Objective - Return the listing below exactly, with the pictures dropped.

Available data -
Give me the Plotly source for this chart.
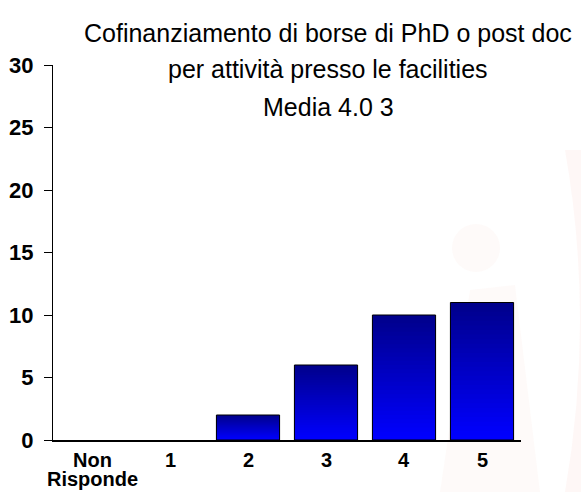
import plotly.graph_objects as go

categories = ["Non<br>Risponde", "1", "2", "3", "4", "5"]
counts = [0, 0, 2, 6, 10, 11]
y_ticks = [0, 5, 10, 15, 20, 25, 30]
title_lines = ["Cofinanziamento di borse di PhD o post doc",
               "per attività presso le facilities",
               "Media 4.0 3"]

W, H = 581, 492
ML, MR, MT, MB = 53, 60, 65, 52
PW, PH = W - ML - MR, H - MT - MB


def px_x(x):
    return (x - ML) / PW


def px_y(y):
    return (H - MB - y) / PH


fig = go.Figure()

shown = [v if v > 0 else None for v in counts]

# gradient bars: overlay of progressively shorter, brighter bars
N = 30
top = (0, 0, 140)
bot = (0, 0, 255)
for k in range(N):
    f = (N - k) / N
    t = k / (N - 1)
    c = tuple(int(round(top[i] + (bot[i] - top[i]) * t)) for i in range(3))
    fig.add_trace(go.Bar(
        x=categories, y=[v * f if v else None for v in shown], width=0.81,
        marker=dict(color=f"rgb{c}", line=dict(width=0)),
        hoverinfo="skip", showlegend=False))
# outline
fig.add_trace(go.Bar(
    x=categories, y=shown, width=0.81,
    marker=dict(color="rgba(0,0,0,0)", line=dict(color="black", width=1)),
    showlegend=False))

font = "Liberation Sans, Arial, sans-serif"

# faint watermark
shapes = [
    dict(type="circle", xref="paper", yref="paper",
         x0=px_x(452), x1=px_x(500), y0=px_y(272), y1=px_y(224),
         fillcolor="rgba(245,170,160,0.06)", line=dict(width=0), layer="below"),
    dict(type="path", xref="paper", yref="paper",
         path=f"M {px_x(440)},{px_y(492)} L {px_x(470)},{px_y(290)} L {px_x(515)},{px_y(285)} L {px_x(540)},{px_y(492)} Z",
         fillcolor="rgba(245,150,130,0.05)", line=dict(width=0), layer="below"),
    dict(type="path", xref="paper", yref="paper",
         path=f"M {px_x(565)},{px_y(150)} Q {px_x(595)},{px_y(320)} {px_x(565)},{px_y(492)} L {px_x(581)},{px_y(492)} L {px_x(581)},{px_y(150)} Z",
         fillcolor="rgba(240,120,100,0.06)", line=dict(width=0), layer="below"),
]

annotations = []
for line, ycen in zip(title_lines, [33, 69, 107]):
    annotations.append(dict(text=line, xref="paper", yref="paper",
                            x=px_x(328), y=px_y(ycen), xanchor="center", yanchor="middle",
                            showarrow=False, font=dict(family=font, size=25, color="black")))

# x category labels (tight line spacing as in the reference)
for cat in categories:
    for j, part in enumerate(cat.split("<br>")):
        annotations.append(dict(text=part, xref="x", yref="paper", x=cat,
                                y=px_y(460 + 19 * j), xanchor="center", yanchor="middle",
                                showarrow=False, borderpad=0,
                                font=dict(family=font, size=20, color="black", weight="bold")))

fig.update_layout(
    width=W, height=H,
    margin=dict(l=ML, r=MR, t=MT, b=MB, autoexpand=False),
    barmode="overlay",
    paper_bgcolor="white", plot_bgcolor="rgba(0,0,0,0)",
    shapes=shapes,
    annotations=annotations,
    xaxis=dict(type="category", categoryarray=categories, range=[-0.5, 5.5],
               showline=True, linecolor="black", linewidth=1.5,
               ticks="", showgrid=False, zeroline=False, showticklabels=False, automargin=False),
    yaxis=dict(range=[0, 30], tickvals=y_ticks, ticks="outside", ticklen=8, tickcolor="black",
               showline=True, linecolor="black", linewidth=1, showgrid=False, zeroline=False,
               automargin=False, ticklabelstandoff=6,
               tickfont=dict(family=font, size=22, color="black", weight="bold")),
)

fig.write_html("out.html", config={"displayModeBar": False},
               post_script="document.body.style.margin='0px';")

Written solution -
Give me the Plotly source for this chart.
import plotly.graph_objects as go

categories = ["Non<br>Risponde", "1", "2", "3", "4", "5"]
counts = [0, 0, 2, 6, 10, 11]
y_ticks = [0, 5, 10, 15, 20, 25, 30]
title_lines = ["Cofinanziamento di borse di PhD o post doc",
               "per attività presso le facilities",
               "Media 4.0 3"]

W, H = 581, 492
ML, MR, MT, MB = 53, 60, 65, 52
PW, PH = W - ML - MR, H - MT - MB


def px_x(x):
    return (x - ML) / PW


def px_y(y):
    return (H - MB - y) / PH


fig = go.Figure()

shown = [v if v > 0 else None for v in counts]

# gradient bars: overlay of progressively shorter, brighter bars
N = 30
top = (0, 0, 140)
bot = (0, 0, 255)
for k in range(N):
    f = (N - k) / N
    t = k / (N - 1)
    c = tuple(int(round(top[i] + (bot[i] - top[i]) * t)) for i in range(3))
    fig.add_trace(go.Bar(
        x=categories, y=[v * f if v else None for v in shown], width=0.81,
        marker=dict(color=f"rgb{c}", line=dict(width=0)),
        hoverinfo="skip", showlegend=False))
# outline
fig.add_trace(go.Bar(
    x=categories, y=shown, width=0.81,
    marker=dict(color="rgba(0,0,0,0)", line=dict(color="black", width=1)),
    showlegend=False))

font = "Liberation Sans, Arial, sans-serif"

# faint watermark
shapes = [
    dict(type="circle", xref="paper", yref="paper",
         x0=px_x(452), x1=px_x(500), y0=px_y(272), y1=px_y(224),
         fillcolor="rgba(245,170,160,0.06)", line=dict(width=0), layer="below"),
    dict(type="path", xref="paper", yref="paper",
         path=f"M {px_x(440)},{px_y(492)} L {px_x(470)},{px_y(290)} L {px_x(515)},{px_y(285)} L {px_x(540)},{px_y(492)} Z",
         fillcolor="rgba(245,150,130,0.05)", line=dict(width=0), layer="below"),
    dict(type="path", xref="paper", yref="paper",
         path=f"M {px_x(565)},{px_y(150)} Q {px_x(595)},{px_y(320)} {px_x(565)},{px_y(492)} L {px_x(581)},{px_y(492)} L {px_x(581)},{px_y(150)} Z",
         fillcolor="rgba(240,120,100,0.06)", line=dict(width=0), layer="below"),
]

annotations = []
for line, ycen in zip(title_lines, [33, 69, 107]):
    annotations.append(dict(text=line, xref="paper", yref="paper",
                            x=px_x(328), y=px_y(ycen), xanchor="center", yanchor="middle",
                            showarrow=False, font=dict(family=font, size=25, color="black")))

# x category labels (tight line spacing as in the reference)
for cat in categories:
    for j, part in enumerate(cat.split("<br>")):
        annotations.append(dict(text=part, xref="x", yref="paper", x=cat,
                                y=px_y(460 + 19 * j), xanchor="center", yanchor="middle",
                                showarrow=False, borderpad=0,
                                font=dict(family=font, size=20, color="black", weight="bold")))

fig.update_layout(
    width=W, height=H,
    margin=dict(l=ML, r=MR, t=MT, b=MB, autoexpand=False),
    barmode="overlay",
    paper_bgcolor="white", plot_bgcolor="rgba(0,0,0,0)",
    shapes=shapes,
    annotations=annotations,
    xaxis=dict(type="category", categoryarray=categories, range=[-0.5, 5.5],
               showline=True, linecolor="black", linewidth=1.5,
               ticks="", showgrid=False, zeroline=False, showticklabels=False, automargin=False),
    yaxis=dict(range=[0, 30], tickvals=y_ticks, ticks="outside", ticklen=8, tickcolor="black",
               showline=True, linecolor="black", linewidth=1, showgrid=False, zeroline=False,
               automargin=False, ticklabelstandoff=6,
               tickfont=dict(family=font, size=22, color="black", weight="bold")),
)

fig.write_html("out.html", config={"displayModeBar": False},
               post_script="document.body.style.margin='0px';")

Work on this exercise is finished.